'''
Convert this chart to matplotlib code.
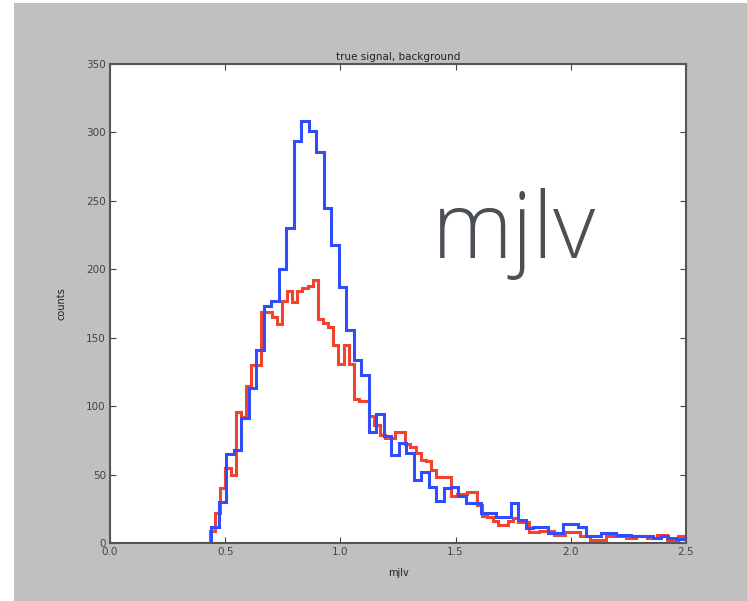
'''
'''
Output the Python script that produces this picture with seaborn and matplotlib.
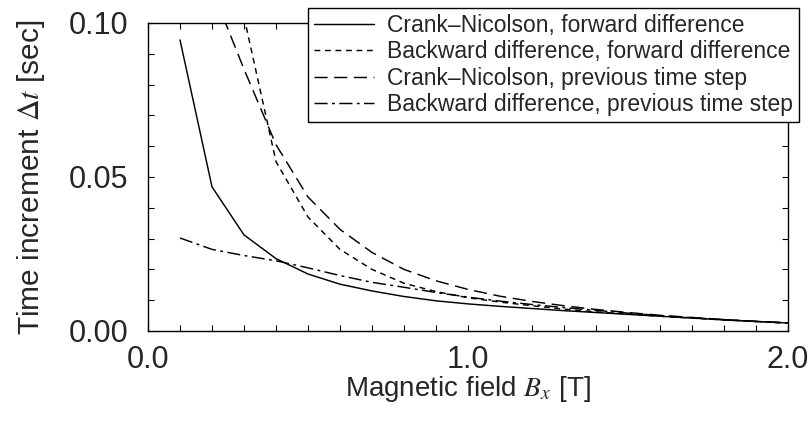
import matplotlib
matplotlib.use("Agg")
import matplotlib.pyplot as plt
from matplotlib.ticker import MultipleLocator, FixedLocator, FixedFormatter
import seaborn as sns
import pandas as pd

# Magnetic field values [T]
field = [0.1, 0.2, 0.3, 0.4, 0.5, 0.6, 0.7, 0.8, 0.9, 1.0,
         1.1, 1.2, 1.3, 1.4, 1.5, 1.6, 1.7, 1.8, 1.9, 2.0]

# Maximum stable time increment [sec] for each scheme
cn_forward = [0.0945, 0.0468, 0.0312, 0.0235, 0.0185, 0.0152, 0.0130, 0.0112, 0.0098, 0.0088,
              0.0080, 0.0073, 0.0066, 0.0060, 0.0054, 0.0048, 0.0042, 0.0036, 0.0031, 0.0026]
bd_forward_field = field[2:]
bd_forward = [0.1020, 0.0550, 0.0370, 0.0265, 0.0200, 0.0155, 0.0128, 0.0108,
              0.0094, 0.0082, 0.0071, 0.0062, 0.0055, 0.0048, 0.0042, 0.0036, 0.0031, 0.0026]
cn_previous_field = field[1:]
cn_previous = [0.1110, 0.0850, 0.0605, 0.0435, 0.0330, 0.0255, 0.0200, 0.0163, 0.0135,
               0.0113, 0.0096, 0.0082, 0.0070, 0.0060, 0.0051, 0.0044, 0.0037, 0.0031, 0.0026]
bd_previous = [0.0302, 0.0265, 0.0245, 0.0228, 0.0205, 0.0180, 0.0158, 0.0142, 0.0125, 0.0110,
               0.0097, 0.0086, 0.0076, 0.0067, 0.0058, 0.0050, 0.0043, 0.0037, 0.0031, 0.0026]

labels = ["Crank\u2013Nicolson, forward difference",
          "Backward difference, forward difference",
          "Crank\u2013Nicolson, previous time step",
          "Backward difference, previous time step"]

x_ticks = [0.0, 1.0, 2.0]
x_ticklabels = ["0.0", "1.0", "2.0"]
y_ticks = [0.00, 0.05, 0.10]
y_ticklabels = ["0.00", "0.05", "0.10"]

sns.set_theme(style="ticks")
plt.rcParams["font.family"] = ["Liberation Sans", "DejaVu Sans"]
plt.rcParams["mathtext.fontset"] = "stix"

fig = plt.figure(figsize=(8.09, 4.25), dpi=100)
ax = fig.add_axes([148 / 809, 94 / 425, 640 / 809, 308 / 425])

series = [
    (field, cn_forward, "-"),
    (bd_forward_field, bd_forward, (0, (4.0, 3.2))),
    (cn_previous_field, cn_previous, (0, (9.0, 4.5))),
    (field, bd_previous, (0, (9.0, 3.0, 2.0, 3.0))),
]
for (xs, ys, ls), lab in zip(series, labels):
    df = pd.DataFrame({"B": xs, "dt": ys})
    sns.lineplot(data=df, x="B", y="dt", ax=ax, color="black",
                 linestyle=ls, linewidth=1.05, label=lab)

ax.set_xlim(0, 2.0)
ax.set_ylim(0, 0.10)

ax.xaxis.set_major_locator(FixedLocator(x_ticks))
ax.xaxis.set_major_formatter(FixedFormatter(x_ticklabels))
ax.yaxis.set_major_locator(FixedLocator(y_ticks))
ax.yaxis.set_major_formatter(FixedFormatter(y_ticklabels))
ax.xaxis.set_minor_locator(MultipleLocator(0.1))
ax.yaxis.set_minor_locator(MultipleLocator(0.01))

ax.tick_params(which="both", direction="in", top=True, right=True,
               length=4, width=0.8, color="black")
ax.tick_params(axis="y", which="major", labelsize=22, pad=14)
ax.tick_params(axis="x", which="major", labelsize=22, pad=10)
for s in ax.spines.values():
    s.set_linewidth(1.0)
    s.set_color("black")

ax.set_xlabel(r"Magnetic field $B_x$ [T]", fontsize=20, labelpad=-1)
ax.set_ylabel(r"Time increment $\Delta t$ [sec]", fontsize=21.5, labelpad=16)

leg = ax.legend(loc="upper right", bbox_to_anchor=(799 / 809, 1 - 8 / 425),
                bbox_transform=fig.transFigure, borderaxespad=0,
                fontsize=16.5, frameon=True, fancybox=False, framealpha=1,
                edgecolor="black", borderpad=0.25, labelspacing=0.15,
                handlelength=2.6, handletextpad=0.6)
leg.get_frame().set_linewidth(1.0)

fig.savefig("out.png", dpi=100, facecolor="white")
'''
'''
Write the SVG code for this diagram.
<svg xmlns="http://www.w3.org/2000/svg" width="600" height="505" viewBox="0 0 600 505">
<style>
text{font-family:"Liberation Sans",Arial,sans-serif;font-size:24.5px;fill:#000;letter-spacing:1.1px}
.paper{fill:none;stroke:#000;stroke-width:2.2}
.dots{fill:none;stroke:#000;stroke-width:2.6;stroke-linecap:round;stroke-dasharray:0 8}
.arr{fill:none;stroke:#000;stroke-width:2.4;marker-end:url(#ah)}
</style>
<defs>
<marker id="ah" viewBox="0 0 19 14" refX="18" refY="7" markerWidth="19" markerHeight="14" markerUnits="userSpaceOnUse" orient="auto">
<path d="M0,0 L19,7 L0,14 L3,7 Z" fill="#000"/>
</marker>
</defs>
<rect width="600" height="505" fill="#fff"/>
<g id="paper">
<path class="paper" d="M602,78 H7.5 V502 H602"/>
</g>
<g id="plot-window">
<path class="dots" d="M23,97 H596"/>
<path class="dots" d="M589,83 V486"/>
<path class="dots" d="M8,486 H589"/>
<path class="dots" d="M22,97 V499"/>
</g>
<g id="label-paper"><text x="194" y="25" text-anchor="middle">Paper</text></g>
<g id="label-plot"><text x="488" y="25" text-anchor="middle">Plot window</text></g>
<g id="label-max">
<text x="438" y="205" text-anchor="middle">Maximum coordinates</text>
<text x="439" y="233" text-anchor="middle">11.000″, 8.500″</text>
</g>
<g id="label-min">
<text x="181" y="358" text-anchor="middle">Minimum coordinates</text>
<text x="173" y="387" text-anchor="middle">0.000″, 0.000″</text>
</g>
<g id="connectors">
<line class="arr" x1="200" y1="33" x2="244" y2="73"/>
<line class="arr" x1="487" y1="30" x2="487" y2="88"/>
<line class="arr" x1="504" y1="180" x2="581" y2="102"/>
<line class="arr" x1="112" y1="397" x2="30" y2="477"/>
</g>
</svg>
'''
→ **Your instructions**: Pictures do not belong in the copy. Reproduce exactly the lines from the one with "Output the Python" to the one with "difference, previous time", both lines included.

→ **Response**:
Output the Python script that produces this picture with seaborn and matplotlib.
import matplotlib
matplotlib.use("Agg")
import matplotlib.pyplot as plt
from matplotlib.ticker import MultipleLocator, FixedLocator, FixedFormatter
import seaborn as sns
import pandas as pd

# Magnetic field values [T]
field = [0.1, 0.2, 0.3, 0.4, 0.5, 0.6, 0.7, 0.8, 0.9, 1.0,
         1.1, 1.2, 1.3, 1.4, 1.5, 1.6, 1.7, 1.8, 1.9, 2.0]

# Maximum stable time increment [sec] for each scheme
cn_forward = [0.0945, 0.0468, 0.0312, 0.0235, 0.0185, 0.0152, 0.0130, 0.0112, 0.0098, 0.0088,
              0.0080, 0.0073, 0.0066, 0.0060, 0.0054, 0.0048, 0.0042, 0.0036, 0.0031, 0.0026]
bd_forward_field = field[2:]
bd_forward = [0.1020, 0.0550, 0.0370, 0.0265, 0.0200, 0.0155, 0.0128, 0.0108,
              0.0094, 0.0082, 0.0071, 0.0062, 0.0055, 0.0048, 0.0042, 0.0036, 0.0031, 0.0026]
cn_previous_field = field[1:]
cn_previous = [0.1110, 0.0850, 0.0605, 0.0435, 0.0330, 0.0255, 0.0200, 0.0163, 0.0135,
               0.0113, 0.0096, 0.0082, 0.0070, 0.0060, 0.0051, 0.0044, 0.0037, 0.0031, 0.0026]
bd_previous = [0.0302, 0.0265, 0.0245, 0.0228, 0.0205, 0.0180, 0.0158, 0.0142, 0.0125, 0.0110,
               0.0097, 0.0086, 0.0076, 0.0067, 0.0058, 0.0050, 0.0043, 0.0037, 0.0031, 0.0026]

labels = ["Crank\u2013Nicolson, forward difference",
          "Backward difference, forward difference",
          "Crank\u2013Nicolson, previous time step",
          "Backward difference, previous time step"]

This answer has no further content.